Another important function of resolving disputes concerning oppression and mismanagement has been conferred upon the tribunal. The eligibility norms for invoking the jurisdiction of the tribunal under Section 241 in oppression cases have been relaxed by allowing a member below the eligibility criteria to apply with the permission of the tribunal. Further, the tribunal has been empowered to waive any or all such requirements on an application made to it. Therefore, the members who do not meet the criteria can still proceed against oppressive acts and mismanagement of affairs without getting authorisation from the Central Government as was required under the 1956 Act.

4.         The Road Ahead

There still remain certain considerations which are unsettled. The fate of the cases pending before BIFR and its appellate body, especially the ones which are at final stages, is shrouded in ambiguity. It appears that fresh applications would be required to be filed before NCLT or NCLAT, as the case maybe. At the same time, the manner and the time period within which the matters are to be transferred from the CLB have not been specified. There is also no clarity about the functioning of the tribunal, as the rules have yet not been notified. Integration of jurisdiction poses a heavy burden upon the tribunals and the actual transfer of files to the tribunal will suffer implementation challenges.

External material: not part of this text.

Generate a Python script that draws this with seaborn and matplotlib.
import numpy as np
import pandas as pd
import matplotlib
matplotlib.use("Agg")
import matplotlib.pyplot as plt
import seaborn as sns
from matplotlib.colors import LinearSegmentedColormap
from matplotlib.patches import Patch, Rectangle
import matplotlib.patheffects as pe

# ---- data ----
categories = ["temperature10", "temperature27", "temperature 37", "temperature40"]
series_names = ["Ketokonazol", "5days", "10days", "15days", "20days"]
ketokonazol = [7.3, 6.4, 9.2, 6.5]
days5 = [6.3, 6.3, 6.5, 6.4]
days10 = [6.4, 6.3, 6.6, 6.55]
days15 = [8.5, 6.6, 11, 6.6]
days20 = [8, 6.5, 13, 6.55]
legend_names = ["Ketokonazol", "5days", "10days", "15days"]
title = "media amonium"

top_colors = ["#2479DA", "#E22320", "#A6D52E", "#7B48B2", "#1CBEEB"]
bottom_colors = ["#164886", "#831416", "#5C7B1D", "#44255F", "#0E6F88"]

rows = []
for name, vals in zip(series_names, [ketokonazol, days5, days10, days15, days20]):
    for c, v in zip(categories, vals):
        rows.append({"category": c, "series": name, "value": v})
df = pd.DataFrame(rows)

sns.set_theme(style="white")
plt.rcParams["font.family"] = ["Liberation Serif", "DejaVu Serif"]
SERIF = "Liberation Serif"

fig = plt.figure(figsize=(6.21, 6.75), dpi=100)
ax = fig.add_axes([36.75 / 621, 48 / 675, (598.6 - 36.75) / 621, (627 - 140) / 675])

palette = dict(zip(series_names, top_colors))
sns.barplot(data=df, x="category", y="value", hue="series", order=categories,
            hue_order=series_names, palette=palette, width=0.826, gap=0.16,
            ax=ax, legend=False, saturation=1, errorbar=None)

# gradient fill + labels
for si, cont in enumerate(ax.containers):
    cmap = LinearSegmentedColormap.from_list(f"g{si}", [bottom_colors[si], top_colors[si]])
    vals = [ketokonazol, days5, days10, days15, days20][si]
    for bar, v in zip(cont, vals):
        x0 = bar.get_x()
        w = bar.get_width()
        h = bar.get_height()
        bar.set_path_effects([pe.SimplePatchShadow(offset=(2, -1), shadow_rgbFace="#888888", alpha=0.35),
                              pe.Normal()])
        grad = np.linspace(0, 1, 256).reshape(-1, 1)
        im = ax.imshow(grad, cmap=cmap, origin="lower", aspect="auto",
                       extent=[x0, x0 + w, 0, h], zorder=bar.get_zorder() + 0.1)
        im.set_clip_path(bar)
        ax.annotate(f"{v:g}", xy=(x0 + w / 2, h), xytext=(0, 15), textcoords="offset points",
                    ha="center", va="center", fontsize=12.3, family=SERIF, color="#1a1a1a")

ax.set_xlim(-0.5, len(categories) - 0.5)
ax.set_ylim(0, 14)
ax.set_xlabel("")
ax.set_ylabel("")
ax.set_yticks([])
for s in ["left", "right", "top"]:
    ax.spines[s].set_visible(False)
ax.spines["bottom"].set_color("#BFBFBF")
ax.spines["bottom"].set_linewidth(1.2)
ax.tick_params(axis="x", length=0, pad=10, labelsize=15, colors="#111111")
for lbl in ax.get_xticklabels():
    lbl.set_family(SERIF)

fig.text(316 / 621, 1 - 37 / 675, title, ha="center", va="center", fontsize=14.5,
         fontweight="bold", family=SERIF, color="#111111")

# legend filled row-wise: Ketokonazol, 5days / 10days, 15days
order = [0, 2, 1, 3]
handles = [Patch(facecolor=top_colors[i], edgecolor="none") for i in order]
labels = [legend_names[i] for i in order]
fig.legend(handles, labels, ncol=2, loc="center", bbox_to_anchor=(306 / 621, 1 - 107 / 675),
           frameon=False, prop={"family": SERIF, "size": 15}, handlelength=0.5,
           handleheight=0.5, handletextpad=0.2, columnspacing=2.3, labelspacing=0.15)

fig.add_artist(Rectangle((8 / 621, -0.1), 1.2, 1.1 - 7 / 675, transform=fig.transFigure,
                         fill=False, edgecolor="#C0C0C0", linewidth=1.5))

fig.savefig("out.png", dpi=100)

Having regard to the wide powers and immense responsibility entrusted to the NCLT, the quality of justice should not be compromised. Adequate training to the members of the tribunal and proper infrastructure are the need of the hour. Pending notifications must be enforced without much delay to avoid the complexities of multiplicity of fora. A strong administrative mechanism has to be in place specifically for matters dealing with transfer of cases.

The constitution of the NCLT is undoubtedly a welcome measure. Taking another step towards tribunalization of justice, this move has paved way for speedy and more effective dispensation of justice. What remains to be seen is whether the provisions will be implemented in letter and spirit.

- Shruti Khetan

[1] The provisions concerning compromises, arrangements, amalgamations and winding up of companies have yet not been notified.

[2] The jurisdiction was originally entrusted to the BIFR under the Sick Industrial Companies (Special Provisions) Act, 1985.

[3] The High Court exercised powers relating to winding up of companies.

[4] Chapter 5, Report of The High Level Committee Law Relating to Insolvency and Winding Up Of Companies (2000).

[5] Section 6, Companies (Second Amendment) Act, 2002. The provisions relating to NCLT and NCLAT were incorporated under Part 1B and 1C of the Act.

[6] [2010] 11 SCC 1.

[7] Section 409(3) & Section 411(3) were held to be invalid. The Court pronounced that only officers who are holding the ranks of Secretaries or Additional Secretaries alone are to be considered for appointment as technical Members of the NCLT.

[8] Section 119(4), Companies Act, 2013.

[9] Sections 169(4) & 140.

[10] Section 213.

[11] Section 97, 98 & 99.

[12] Section 130.

[13] Sections 241 & 242.

[14] Section 14(1) & (2).

[15] Section 61(1)(b).

[16] Section 434 (1)(a)(b) & (2).

[17] Section 420.

[18] Under the Old law, CLB operated through five benches, whereas NCLT has 11 benches as of now. More are proposed to be set up.